The recipes found here are from Jewish Kurds of Mosul region, in Iraq near Turkish border. This is a classic Kurdistan preparation for Friday evening after prayers at synagogue & for Sabbath noon meal. The koobe are traditionally served with a platter of radishes, parsley, fresh coriander sprigs, & scallions. I have been served olives & dill pickles as an accompaniment & contrast.

1. Mix stuffing ingredients together & set aside.

2. Heat oil for soup in a large pan, add onions, & stir-fry over moderate heat until onions become golden, about 2 minutes. Add chicken pieces & fry for 2 minutes more to change their color. Add water, cuminseed, paprika, salt, pepper, & tomato paste. Mix well & bring to a boil. Simmer for 15 minutes.

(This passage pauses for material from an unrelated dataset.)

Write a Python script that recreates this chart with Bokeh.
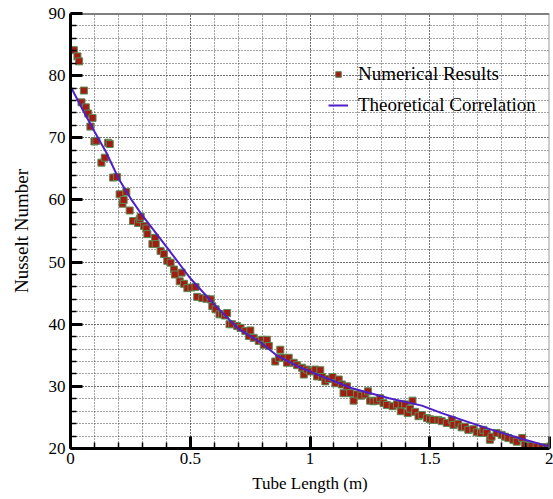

3. W/moist hands, mix all dough ingreds together. Knead dough for 2-3 mins to ensure that it is well mixed. Cover the dough so it won't dry out.

4. Take 1 heaping Tb dough & press it out in your palm to make a circle 1/4-inch in thickness. Add 2 ts stuffing & fold dough up into a round ball 2-inches in diameter. The dough should completely seal inner meat. Keep hands moist w/cold water to smooth outer surface & keep dough malleable.

5. Bring soup to a boil, add dumplings one at a time, & cook them over low heat for 45 minutes to 1 hour. After 15 minutes or so, move any dumplings that may have stuck to bottom of pan. Cover pan as broth simmers & koobe & chicken complete cooking.

Serve warm -- koobe, broth, & chicken all together. Serves 8 to 10.